Afterwards, readers jump to a chapter to finish setting up their pfSense VM for the lab environment to provide core network services for the lab environment, then are instructed to jump back to the hypervisor setup guide to create the remaining virtual machines for the lab environment.
After creating the virtual machines, readers are guided to the “end-game” chapters where they learn how to establish secure remote access to their virtual machines over SSH. There are dedicated chapters for setting up secure remote access for hosted, as well as bare-metal hypervisors. The big difference between the chapters is that the bare-metal hypervisor users can learn how to create a “jump box” for SSH tunneling to lab virtual machines as well as how to use their jump box as a SOCKS proxy for HTTP/HTTPS traffic to lab VMs.

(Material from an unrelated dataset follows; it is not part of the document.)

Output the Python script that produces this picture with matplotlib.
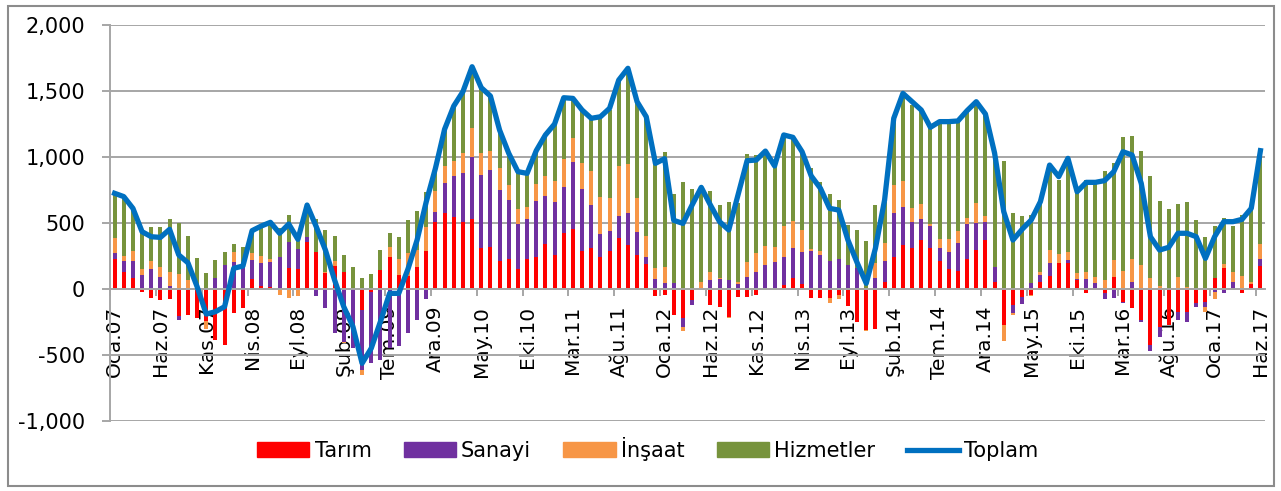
import matplotlib
matplotlib.use("Agg")
import matplotlib.pyplot as plt
from matplotlib.patches import Rectangle
from matplotlib.lines import Line2D
from matplotlib.ticker import FuncFormatter, MultipleLocator
import numpy as np

# monthly employment change, Oca.07 - Haz.17 (thousand persons)
months = ["Oca", "Şub", "Mar", "Nis", "May", "Haz", "Tem", "Ağu", "Eyl", "Eki", "Kas", "Ara"]
years = list(range(7, 18))
labels = [f"{m}.{y:02d}" for y in years for m in months][:126]

tarim = [225, 131, 86, -20, -71, -83, -78, -205, -197, -217,
         -240, -386, -424, -179, -146, 76, 25, 13, 0, 162,
         149, 359, 283, 119, 174, 126, 0, -159, -20, 144,
         240, 106, 101, 169, 290, 510, 578, 548, 510, 528,
         308, 321, 215, 227, 149, 230, 240, 338, 258, 422,
         452, 290, 313, 240, 290, 384, 333, 255, 192, -53,
         -48, -200, -222, -83, 0, -121, -139, -210, -63, -63,
         -45, 0, 0, 30, 81, 38, -71, -71, -66, -45,
         -129, -247, -311, -306, 56, 240, 333, 308, 371, 313,
         215, 149, 136, 227, 295, 371, 56, -273, -121, -58,
         -45, 56, 101, 194, 199, 68, -28, 0, -28, 93,
         -96, -146, -235, -424, -285, -273, -172, -172, -104, -96,
         81, 157, 0, -33, 35, 177]
sanayi = [50, 83, 129, 106, 152, 93, 23, -30, 0, 0,
          0, 81, 182, 207, 169, 144, 174, 194, 240, 197,
          152, 38, -53, -146, -336, -399, -449, -454, -538, -538,
          -449, -432, -336, -235, -78, 76, 222, 308, 371, 475,
          555, 581, 535, 447, 343, 300, 427, 366, 404, 353,
          513, 465, 323, 177, 149, 172, 240, 179, 48, 76,
          43, 43, -63, -38, 0, 68, 73, 68, 38, 93,
          131, 182, 207, 215, 227, 245, 290, 258, 215, 225,
          182, 157, 0, 81, 159, 333, 285, 202, 159, 167,
          98, 134, 210, 263, 207, 139, 114, 0, -58, -55,
          43, 50, 93, 0, 20, 8, 76, 43, -50, -71,
          -13, 50, -13, -43, -81, 0, -63, -76, -35, -43,
          -20, -28, 50, 0, 0, 50]
insaat = [109, 35, 73, 45, 58, 71, 109, 114, 68, 20,
          -60, 0, 0, 76, 0, 56, 50, 18, -45, -71,
          -53, 0, 0, 13, 35, -10, 0, -38, 0, 0,
          76, 119, 169, 126, 177, 159, 134, 114, 146, 215,
          164, 146, 164, 114, 111, 88, 129, 152, 157, 207,
          182, 197, 258, 278, 247, 376, 371, 253, 159, 81,
          126, 0, -30, 0, 56, 63, 10, -13, 15, 109,
          139, 144, 114, 232, 210, 164, 10, 33, -43, -33,
          0, 0, -8, 119, 131, 215, 199, 106, 114, 13,
          66, 96, 96, 45, 151, 43, 0, -119, -18, 0,
          -10, 20, 101, 71, 63, 43, 50, 50, 68, 126,
          139, 174, 182, 86, 25, 0, 88, 18, 0, -38,
          -58, 30, 81, 101, 15, 111]
hizmetler = [328, 440, 320, 290, 258, 303, 396, 384, 333, 215,
             119, 139, 101, 56, 152, 172, 230, 273, 225, 202,
             120, 240, 245, 316, 192, 131, 164, 81, 114, 152,
             106, 172, 250, 295, 265, 169, 290, 412, 455, 467,
             500, 409, 290, 240, 285, 258, 258, 295, 424, 482,
             285, 399, 394, 606, 669, 652, 727, 732, 909, 850,
             866, 680, 808, 760, 720, 611, 553, 593, 600, 821,
             745, 715, 619, 689, 624, 606, 614, 523, 502, 449,
             303, 290, 364, 437, 316, 492, 664, 778, 712, 725,
             876, 876, 838, 821, 752, 765, 860, 972, 573, 553,
             520, 535, 644, 561, 720, 636, 699, 720, 828, 732,
             1015, 934, 864, 773, 641, 606, 556, 641, 523, 391,
             400, 350, 346, 460, 548, 702]
toplam = [725, 700, 611, 434, 396, 391, 452, 258, 199, 18,
          -190, -172, -134, 157, 174, 442, 477, 505, 422, 492,
          376, 636, 472, 295, 68, -134, -285, -563, -449, -247,
          -33, -33, 150, 371, 661, 914, 1210, 1386, 1495, 1684,
          1525, 1462, 1204, 1028, 889, 876, 1048, 1167, 1250, 1449,
          1444, 1356, 1293, 1305, 1369, 1583, 1672, 1419, 1305, 952,
          987, 520, 497, 636, 770, 636, 510, 447, 710, 972,
          977, 1045, 932, 1167, 1149, 1040, 856, 763, 611, 598,
          371, 200, 43, 308, 674, 1293, 1482, 1419, 1356, 1225,
          1268, 1268, 1273, 1351, 1419, 1326, 1030, 586, 371, 452,
          523, 662, 939, 851, 990, 737, 808, 808, 821, 889,
          1040, 1015, 800, 396, 295, 316, 422, 422, 396, 232,
          396, 510, 510, 528, 611, 1048]

series = [("Tarım", tarim, "#FF0000"),
          ("Sanayi", sanayi, "#7030A0"),
          ("İnşaat", insaat, "#F79646"),
          ("Hizmetler", hizmetler, "#77933C")]

fig = plt.figure(figsize=(12.81, 4.91), dpi=100)
ax = fig.add_axes([110 / 1281, 1 - 421 / 491, (1265 - 110) / 1281, (421 - 25) / 491])

x = np.arange(len(labels))
pos = np.zeros(len(x))
neg = np.zeros(len(x))
for name, vals, col in series:
    v = np.array(vals, dtype=float)
    bottom = np.where(v >= 0, pos, neg)
    ax.bar(x, v, bottom=bottom, width=0.42, color=col, zorder=2)
    pos = np.where(v >= 0, pos + v, pos)
    neg = np.where(v < 0, neg + v, neg)

ax.plot(x, toplam, color="#0070C0", lw=3.8, zorder=3, solid_joinstyle="round")

grid_col = "#A6A6A6"
ax.set_ylim(-1000, 2000)
ax.set_xlim(-0.5, len(x) - 0.5)
ax.yaxis.set_major_locator(MultipleLocator(500))
ax.yaxis.set_major_formatter(FuncFormatter(lambda v, p: f"{v:,.0f}"))
ax.grid(axis="y", color=grid_col, lw=1.4, zorder=0)
ax.set_axisbelow(True)

for s in ["top", "right"]:
    ax.spines[s].set_visible(False)
ax.spines["left"].set_color(grid_col)
ax.spines["left"].set_linewidth(1.4)
ax.spines["bottom"].set_position(("data", 0))
ax.spines["bottom"].set_color(grid_col)
ax.spines["bottom"].set_linewidth(1.4)

ax.set_xticks(x[::5])
ax.set_xticklabels(labels[::5], rotation=90, fontsize=14.5)
ax.set_xticks(np.arange(-0.5, len(x), 5), minor=True)
ax.tick_params(axis="x", which="major", length=0, pad=12)
ax.tick_params(axis="x", which="minor", length=5, color=grid_col, width=1.4)
ax.tick_params(axis="y", length=6, color=grid_col, width=1.4, pad=12, labelsize=15)

handles = [Rectangle((0, 0), 1, 1, color=c) for _, _, c in series]
handles.append(Line2D([0], [0], color="#0070C0", lw=3.8))
names = [n for n, _, _ in series] + ["Toplam"]
fig.legend(handles, names, loc="center", bbox_to_anchor=(648 / 1281, 1 - 449 / 491), ncol=5,
           frameon=False, fontsize=15, handlelength=2.5, handleheight=0.72,
           columnspacing=1.55, handletextpad=0.25, borderpad=0)

fig.patches.append(Rectangle((8 / 1281, 5 / 491), 1266 / 1281, 480 / 491, transform=fig.transFigure,
                             fill=False, edgecolor="#8C8C8C", lw=1.5))

fig.savefig("out.png", dpi=100)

In the final chapters, readers learn how to setup and install either Snort3 or Suricata, as well as Splunk for IDS log management. Once readers have completed the “baseline” lab environment, I provide them with recommendations on how to customize their lab environment to better fit their individual needs.

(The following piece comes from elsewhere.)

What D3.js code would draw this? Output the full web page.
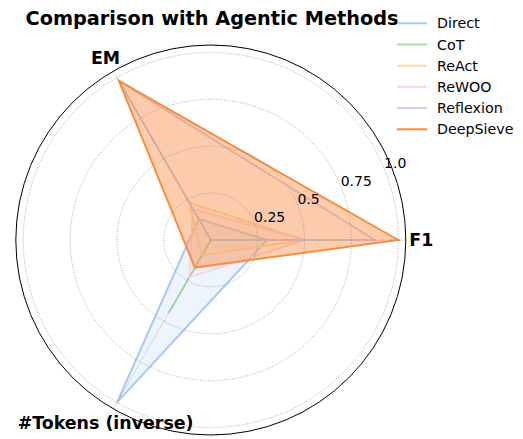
<!DOCTYPE html>
<html>
<head>
<meta charset="utf-8">
<script src="https://cdn.jsdelivr.net/npm/d3@7"></script>
<style>
  html, body { margin: 0; padding: 0; background: #fff; }
  svg { display: block; font-family: "DejaVu Sans", sans-serif; }
</style>
</head>
<body>
<svg id="chart" width="523" height="439"></svg>
<script>
// ---- data ----
const axesLabels = ["F1", "EM", "#Tokens (inverse)"];
const axisAnglesDeg = [0, 120, 240];
const methods = ["Direct", "CoT", "ReAct", "ReWOO", "Reflexion", "DeepSieve"];
const direct    = [0.30, 0.13, 1.00];
const cot       = [0.00, 0.00, 0.45];
const react     = [0.50, 0.23, 0.095];
const rewoo     = [0.50, 0.19, 0.23];
const reflexion = [0.875, 0.98, 0.00];
const deepsieve = [1.00, 0.98, 0.17];
const radialTicks = [0.25, 0.5, 0.75, 1.0];
const radialTickLabels = ["0.25", "0.5", "0.75", "1.0"];
const colors = ["#a6c8f6", "#a8dea8", "#fdd8a8", "#fad4df", "#cdcce4", "#fb8c3e"];
const fillOpacity = [0.2, 0.15, 0.15, 0.15, 0.08, 0.43];
const seriesValues = [direct, cot, react, rewoo, reflexion, deepsieve];

// ---- layout ----
const svg = d3.select("#chart");
const cx = 210.8, cy = 240;
const rOne = 187.5;          // pixel radius of value 1.0
const rMax = 1.04;           // radial limit
const r = d3.scaleLinear().domain([0, rMax]).range([0, rOne * rMax]);
const spineR = r(rMax);

const toD3 = deg => Math.PI / 2 - deg * Math.PI / 180;

const g = svg.append("g").attr("transform", `translate(${cx},${cy})`);

// series
const radial = d3.lineRadial()
  .angle((d, i) => toD3(axisAnglesDeg[i]))
  .radius(d => r(d))
  .curve(d3.curveLinearClosed);

const series = g.selectAll("g.series").data(seriesValues).enter().append("g").attr("class", "series");
series.append("path")
  .attr("d", d => radial(d))
  .attr("fill", (d, i) => colors[i])
  .attr("fill-opacity", (d, i) => fillOpacity[i])
  .attr("stroke", "none");
series.append("path")
  .attr("d", d => radial(d))
  .attr("fill", "none")
  .attr("stroke", (d, i) => colors[i])
  .attr("stroke-width", 2)
  .attr("stroke-linejoin", "miter");

// grid circles
g.selectAll("circle.grid").data(radialTicks).enter().append("circle")
  .attr("class", "grid")
  .attr("r", d => r(d))
  .attr("fill", "none")
  .attr("stroke", "#9a9a9a")
  .attr("stroke-width", 0.9)
  .attr("stroke-dasharray", "1,1.65");

// angular grid lines
g.selectAll("line.spoke").data(axisAnglesDeg).enter().append("line")
  .attr("class", "spoke")
  .attr("x1", 0).attr("y1", 0)
  .attr("x2", d => spineR * Math.cos(d * Math.PI / 180))
  .attr("y2", d => -spineR * Math.sin(d * Math.PI / 180))
  .attr("stroke", "#9a9a9a")
  .attr("stroke-width", 0.9)
  .attr("stroke-dasharray", "1,1.65");

// spine
g.append("circle").attr("r", spineR).attr("fill", "none")
  .attr("stroke", "#000").attr("stroke-width", 1);

// radial tick labels at 22.5 deg
const labelAng = 22.5 * Math.PI / 180;
g.selectAll("text.rtick").data(radialTicks).enter().append("text")
  .attr("class", "rtick")
  .attr("x", d => r(d) * Math.cos(labelAng))
  .attr("y", d => -r(d) * Math.sin(labelAng))
  .attr("font-size", 14)
  .attr("fill", "#000")
  .text((d, i) => radialTickLabels[i]);

// axis labels
const labR = 210.5;
g.selectAll("text.axlab").data(axesLabels).enter().append("text")
  .attr("class", "axlab")
  .attr("x", (d, i) => labR * Math.cos(axisAnglesDeg[i] * Math.PI / 180))
  .attr("y", (d, i) => -labR * Math.sin(axisAnglesDeg[i] * Math.PI / 180))
  .attr("text-anchor", "middle")
  .attr("dy", "0.36em")
  .attr("font-size", 17.4)
  .attr("font-weight", "bold")
  .text(d => d);

// title
svg.append("text")
  .attr("x", 212).attr("y", 25)
  .attr("text-anchor", "middle")
  .attr("font-size", 19.3)
  .attr("font-weight", "bold")
  .text("Comparison with Agentic Methods");

// legend
const leg = svg.append("g").attr("transform", "translate(397,23.3)");
const items = leg.selectAll("g").data(methods).enter().append("g")
  .attr("transform", (d, i) => `translate(0,${i * 21.2})`);
items.append("line").attr("x1", 0).attr("x2", 30).attr("y1", 0).attr("y2", 0)
  .attr("stroke", (d, i) => colors[i]).attr("stroke-width", 2);
items.append("text").attr("x", 40).attr("dy", "0.36em")
  .attr("font-size", 14.25).text(d => d);
</script>
</body>
</html>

My book includes a lot of extra content to help harden the lab environment or expand it, guidance on where to find supplementary training and materials, as well as troubleshooting guidance, should problems come up while working on the lab environment. I hope you enjoy it. I’m always open to constructive criticism, so let me know what you think.
Autosnort3 is a script that performs all of the necessary actions to compile the latest build of snort3 (with hyperscan support), libdaq, snort3_extras, and openappid from source, and enable them for use. More information on what exactly the script does and how to use can be found in the
Likewise, Autosuricata is a script that performs all of the necessary actions to compile the latest build of Suricata, and enable it for use. The project’s
readme.md goes into great detail on what actions the script performs and its use.
Please be aware that none of these projects are considered the property of ProofPoint or the Emerging Threats team. There there is no contract or guarantee of support for these resources, implied or otherwise. Any support or assistance with these scripts or my book is from my personal best effort, and may be limited in nature depending on my availability.
That aside, I hope you find these resources useful. As always, Good luck, and happy hunting.